Oh, Snapchat. It’s so much more than a social media app—it’s a constant war.
It’s always fun to send silly pictures and videos to friends, until you realize that the power of a screenshot impacts you forever.
I remember sending a rather inappropriate picture of myself to a friend in the ninth grade. Now, before you go and assume things, it was not a nude, but I don’t want to explain any further for the sake of my sanity. I sacrificed five seconds of dignity for a joke that I now realize was purely idiotic. She screenshotted it. I am now a senior, and that picture is still in her camera. Over the span of three years, she has posted it several times—making me feel angry and mortified each time.
I finally convinced her to never share that photo again by screenshotting an equally embarrassing picture of her. It’s so ugly that it could give me nightmares.
If you open my camera roll, you’ll see countless screenshots of my friends saying crude and offensive things or just looking absolutely hideous. I have a whole collage of racist-captioned pictures in case one friend decides to whip out some of the terrible screenshots of me.
How can I win? It’s a constant battle of saving, blackmailing, kneeling for mercy and threatening with the almighty picture. I can’t send a gross picture again, or I’ll have to live with the anxiety of a friend posting it again. Is the only option to look good and innocent in every single picture? Perhaps.
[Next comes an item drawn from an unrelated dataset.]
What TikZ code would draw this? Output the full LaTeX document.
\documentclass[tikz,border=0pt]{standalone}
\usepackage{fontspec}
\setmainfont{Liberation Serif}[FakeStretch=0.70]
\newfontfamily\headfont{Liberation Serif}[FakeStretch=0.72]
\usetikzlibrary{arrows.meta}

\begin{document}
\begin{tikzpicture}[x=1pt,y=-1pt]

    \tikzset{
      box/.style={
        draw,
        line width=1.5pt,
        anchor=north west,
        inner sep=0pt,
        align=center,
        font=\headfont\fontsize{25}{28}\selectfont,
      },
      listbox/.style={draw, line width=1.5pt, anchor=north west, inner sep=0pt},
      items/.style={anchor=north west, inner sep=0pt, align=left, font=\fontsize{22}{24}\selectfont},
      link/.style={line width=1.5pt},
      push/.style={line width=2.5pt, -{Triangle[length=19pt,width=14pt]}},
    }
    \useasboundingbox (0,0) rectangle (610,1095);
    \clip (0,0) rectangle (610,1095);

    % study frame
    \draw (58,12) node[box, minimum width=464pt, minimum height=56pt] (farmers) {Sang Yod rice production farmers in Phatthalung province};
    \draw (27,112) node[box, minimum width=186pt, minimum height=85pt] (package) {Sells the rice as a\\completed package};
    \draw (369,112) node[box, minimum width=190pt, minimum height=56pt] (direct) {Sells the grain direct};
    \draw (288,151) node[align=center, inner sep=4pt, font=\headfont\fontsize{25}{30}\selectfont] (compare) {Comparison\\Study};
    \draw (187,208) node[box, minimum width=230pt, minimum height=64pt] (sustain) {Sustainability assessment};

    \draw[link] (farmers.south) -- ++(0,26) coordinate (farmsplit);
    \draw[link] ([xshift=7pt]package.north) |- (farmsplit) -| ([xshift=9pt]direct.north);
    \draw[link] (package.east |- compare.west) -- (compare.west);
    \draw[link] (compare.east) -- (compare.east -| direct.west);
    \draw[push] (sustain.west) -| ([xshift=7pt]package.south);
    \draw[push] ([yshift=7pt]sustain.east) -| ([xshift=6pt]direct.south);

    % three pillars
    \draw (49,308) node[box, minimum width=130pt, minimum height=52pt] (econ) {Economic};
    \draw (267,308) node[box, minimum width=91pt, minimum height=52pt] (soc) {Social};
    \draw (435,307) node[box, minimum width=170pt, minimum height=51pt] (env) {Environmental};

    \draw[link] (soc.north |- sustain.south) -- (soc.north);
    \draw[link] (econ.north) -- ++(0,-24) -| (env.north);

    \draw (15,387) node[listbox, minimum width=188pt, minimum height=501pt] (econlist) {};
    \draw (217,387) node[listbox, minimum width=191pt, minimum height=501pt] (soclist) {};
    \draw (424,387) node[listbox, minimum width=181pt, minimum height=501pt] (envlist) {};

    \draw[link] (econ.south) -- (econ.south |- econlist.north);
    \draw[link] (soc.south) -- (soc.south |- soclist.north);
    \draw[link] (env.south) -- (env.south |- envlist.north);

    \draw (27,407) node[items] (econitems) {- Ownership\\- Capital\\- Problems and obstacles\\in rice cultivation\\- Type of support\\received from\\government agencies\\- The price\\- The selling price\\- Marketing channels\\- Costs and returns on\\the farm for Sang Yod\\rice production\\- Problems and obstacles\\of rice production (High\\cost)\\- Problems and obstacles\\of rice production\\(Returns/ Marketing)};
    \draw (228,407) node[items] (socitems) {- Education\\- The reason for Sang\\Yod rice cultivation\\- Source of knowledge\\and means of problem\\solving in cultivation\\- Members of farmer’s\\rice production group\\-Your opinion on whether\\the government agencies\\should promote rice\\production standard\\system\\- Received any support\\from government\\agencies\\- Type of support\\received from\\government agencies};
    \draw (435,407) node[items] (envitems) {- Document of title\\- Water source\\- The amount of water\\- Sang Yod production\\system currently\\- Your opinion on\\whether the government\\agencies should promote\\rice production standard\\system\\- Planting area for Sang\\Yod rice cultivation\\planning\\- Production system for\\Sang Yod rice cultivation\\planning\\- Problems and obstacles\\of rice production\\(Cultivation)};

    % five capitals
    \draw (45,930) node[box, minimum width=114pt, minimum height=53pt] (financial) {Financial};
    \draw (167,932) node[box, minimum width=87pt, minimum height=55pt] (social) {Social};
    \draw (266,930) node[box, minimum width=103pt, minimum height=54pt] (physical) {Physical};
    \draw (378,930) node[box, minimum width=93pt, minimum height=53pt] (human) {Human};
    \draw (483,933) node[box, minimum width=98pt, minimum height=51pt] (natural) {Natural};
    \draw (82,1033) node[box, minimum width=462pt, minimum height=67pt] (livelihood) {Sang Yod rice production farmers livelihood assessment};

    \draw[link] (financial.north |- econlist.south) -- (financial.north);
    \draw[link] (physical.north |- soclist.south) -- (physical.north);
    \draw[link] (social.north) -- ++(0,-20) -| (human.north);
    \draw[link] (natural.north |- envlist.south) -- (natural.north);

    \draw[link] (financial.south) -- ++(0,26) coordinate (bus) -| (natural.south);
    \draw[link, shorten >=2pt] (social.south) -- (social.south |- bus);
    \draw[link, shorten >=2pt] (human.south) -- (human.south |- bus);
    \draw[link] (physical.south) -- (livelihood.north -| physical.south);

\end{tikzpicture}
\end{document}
But it’s exhausting. Always looking good or being innocent defeats the whole purpose of the app for me. Your friends will have a huge collection of your ugly pictures, but so will you. Where’s the fun if all your photos of friends are nice? No ugly photo spams for their birthdays. No hilarious reaction photos in your group chat.
I won’t send indecent photos anymore, but I’m glad I look like an oafish swine in 90% of my snaps. Send that stupid picture, and don’t look back. Embrace your ugliness, love the embarrassment and conquer the Snapchat war. In the end, all that matters is that your friends laughed. You won.
Okay, but don’t send nudes. Those spread like wildfire.